What you should do | Everything from the line with "Write the matplotlib code for this chart." through the line with "plt.rcParams['font.family'] = ['Noto", inclusive, should be repeated exactly, except the pictures.

Working data |

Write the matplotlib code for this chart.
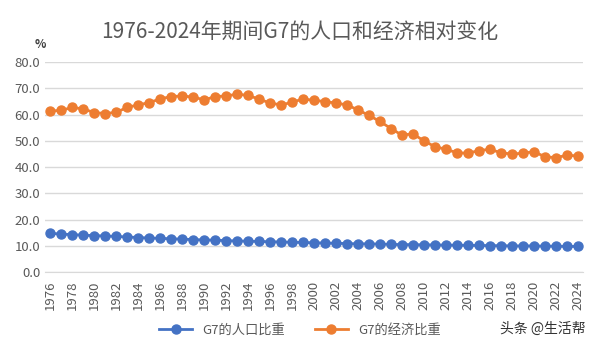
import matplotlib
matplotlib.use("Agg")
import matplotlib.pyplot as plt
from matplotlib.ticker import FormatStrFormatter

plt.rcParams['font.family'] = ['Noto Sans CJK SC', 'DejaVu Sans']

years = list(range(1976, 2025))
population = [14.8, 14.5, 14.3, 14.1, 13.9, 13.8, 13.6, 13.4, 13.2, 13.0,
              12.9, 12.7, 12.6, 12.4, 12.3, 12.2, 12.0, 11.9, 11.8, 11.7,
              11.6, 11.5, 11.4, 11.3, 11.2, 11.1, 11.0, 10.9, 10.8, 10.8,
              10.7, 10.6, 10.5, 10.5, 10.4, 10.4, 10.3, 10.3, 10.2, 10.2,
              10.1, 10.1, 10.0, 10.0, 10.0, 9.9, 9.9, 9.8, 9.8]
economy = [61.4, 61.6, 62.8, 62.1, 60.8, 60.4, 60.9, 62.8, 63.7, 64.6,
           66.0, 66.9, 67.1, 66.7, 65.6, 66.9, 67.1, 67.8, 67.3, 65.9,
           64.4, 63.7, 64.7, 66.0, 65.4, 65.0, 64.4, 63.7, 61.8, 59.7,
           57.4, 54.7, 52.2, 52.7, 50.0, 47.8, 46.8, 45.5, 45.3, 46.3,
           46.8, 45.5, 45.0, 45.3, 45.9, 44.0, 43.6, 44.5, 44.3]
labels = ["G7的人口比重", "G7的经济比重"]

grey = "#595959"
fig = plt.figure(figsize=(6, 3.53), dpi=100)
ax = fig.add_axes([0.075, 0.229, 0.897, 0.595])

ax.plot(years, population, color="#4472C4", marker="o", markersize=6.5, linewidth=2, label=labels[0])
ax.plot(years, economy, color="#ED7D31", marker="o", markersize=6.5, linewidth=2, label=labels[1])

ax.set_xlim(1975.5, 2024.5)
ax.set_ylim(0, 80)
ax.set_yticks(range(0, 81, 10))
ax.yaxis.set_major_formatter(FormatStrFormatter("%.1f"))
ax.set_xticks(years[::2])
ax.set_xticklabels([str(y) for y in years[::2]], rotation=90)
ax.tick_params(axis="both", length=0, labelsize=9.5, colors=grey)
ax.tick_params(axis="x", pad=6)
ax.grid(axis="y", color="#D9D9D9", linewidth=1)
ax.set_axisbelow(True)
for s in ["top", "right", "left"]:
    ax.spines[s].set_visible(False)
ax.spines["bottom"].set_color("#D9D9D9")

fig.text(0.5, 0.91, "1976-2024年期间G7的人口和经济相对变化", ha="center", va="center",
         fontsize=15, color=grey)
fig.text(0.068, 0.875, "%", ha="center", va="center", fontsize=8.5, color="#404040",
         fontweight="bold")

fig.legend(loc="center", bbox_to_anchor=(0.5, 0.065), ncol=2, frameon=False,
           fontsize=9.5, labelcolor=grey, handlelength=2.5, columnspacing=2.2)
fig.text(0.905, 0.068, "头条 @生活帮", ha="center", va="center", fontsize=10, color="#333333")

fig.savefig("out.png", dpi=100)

* * *

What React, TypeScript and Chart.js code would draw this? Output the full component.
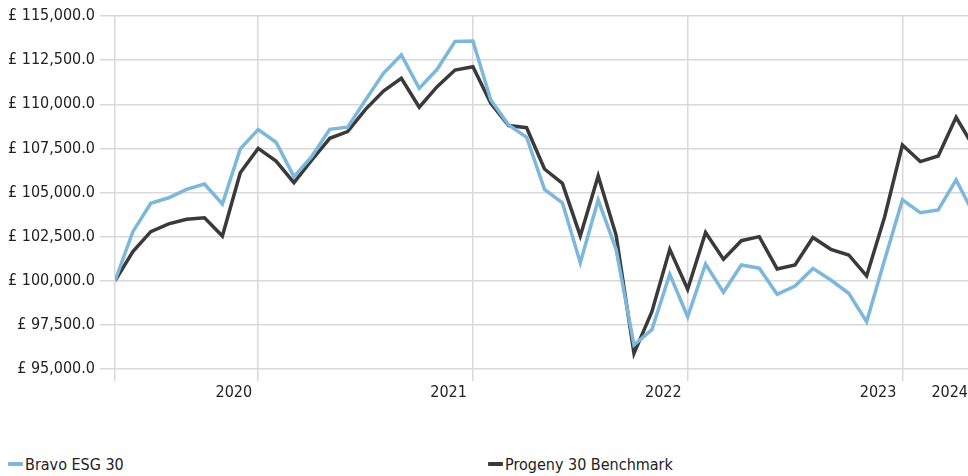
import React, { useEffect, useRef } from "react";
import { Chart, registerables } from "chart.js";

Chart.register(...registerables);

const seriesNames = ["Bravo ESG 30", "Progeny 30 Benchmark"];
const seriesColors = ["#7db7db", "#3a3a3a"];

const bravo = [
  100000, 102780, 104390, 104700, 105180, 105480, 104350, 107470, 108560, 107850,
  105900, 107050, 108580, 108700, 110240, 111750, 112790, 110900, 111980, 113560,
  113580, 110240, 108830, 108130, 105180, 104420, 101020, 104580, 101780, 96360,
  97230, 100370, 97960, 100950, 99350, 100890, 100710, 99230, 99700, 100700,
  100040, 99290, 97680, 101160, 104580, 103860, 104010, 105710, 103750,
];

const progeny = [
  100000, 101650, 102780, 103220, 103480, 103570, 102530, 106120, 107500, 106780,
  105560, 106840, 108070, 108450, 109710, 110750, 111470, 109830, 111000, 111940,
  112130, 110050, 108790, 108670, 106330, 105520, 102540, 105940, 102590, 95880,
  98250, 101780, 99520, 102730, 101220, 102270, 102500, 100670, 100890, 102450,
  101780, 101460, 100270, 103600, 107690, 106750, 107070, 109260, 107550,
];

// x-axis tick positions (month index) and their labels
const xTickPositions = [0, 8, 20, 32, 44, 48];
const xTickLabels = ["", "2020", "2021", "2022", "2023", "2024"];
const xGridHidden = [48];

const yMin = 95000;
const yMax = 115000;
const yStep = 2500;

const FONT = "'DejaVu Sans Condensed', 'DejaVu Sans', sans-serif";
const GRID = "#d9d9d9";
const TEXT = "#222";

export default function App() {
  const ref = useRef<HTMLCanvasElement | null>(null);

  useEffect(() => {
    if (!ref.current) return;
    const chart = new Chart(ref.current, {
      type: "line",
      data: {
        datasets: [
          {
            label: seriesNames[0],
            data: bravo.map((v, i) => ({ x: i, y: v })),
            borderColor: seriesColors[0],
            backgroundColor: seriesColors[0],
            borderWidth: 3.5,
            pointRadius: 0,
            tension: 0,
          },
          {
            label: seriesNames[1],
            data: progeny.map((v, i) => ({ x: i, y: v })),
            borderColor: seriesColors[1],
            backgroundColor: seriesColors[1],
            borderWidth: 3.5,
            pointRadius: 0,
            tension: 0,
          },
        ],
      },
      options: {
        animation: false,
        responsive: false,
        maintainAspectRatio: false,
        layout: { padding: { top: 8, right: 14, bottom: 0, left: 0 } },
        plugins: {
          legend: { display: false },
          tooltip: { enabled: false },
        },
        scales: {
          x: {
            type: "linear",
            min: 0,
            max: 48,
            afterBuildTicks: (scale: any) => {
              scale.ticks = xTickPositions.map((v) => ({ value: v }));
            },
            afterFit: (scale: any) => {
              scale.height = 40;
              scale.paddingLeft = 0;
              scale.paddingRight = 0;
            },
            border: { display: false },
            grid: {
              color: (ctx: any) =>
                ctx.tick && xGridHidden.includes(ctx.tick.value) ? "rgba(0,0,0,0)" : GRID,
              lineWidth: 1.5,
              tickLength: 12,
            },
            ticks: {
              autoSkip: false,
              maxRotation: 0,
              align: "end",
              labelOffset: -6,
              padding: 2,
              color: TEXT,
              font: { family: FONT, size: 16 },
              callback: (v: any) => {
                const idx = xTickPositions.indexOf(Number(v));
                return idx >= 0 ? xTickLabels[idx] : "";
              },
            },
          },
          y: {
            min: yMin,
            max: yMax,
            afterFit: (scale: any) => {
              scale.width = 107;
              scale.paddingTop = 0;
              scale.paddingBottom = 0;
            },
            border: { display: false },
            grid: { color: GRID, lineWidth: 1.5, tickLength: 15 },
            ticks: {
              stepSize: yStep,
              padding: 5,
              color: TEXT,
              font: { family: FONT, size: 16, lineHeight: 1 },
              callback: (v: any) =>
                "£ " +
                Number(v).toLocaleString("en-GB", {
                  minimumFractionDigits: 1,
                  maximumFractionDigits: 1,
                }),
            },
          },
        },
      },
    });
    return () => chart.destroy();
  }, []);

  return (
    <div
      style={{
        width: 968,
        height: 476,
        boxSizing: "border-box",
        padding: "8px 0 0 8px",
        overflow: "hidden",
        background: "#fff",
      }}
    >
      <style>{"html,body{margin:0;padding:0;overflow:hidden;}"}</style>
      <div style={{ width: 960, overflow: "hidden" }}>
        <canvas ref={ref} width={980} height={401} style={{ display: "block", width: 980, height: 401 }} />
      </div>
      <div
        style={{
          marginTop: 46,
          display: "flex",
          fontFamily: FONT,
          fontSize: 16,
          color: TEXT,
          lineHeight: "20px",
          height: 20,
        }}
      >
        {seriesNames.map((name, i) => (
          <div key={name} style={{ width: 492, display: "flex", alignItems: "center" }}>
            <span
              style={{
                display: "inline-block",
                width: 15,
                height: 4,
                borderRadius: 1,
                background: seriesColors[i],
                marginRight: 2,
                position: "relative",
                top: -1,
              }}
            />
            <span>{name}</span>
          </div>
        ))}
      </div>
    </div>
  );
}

---

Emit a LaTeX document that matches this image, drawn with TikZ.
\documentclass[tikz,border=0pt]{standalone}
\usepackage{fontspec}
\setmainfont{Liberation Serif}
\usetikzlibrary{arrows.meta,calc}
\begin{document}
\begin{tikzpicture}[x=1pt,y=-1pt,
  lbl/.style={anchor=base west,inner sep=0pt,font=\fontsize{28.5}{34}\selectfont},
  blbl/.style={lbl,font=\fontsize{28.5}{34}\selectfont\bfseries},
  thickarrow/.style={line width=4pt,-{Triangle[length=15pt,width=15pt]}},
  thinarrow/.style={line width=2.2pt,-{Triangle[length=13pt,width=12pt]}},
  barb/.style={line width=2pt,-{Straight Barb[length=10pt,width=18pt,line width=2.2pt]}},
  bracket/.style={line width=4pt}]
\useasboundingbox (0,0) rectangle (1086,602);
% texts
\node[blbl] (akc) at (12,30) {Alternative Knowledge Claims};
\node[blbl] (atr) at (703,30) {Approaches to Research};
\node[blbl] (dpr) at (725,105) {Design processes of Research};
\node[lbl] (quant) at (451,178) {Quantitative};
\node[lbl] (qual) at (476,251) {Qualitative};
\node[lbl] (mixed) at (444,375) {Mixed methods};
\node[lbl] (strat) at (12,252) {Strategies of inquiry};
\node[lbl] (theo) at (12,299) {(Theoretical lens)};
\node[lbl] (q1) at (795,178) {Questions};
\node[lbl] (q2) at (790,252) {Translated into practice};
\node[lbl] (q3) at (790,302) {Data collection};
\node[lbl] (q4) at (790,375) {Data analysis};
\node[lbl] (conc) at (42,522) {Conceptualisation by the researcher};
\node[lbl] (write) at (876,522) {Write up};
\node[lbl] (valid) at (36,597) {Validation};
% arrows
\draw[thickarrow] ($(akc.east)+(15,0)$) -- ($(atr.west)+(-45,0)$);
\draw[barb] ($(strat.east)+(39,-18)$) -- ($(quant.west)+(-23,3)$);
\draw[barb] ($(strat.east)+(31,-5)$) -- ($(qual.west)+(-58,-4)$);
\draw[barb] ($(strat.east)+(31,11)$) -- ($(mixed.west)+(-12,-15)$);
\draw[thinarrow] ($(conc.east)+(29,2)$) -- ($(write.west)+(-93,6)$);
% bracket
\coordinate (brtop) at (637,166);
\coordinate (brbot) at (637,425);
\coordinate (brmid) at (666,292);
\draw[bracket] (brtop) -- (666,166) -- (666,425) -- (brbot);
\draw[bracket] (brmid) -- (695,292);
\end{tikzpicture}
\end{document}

Finished task |
Write the matplotlib code for this chart.
import matplotlib
matplotlib.use("Agg")
import matplotlib.pyplot as plt
from matplotlib.ticker import FormatStrFormatter

plt.rcParams['font.family'] = ['Noto Sans CJK SC', 'DejaVu Sans']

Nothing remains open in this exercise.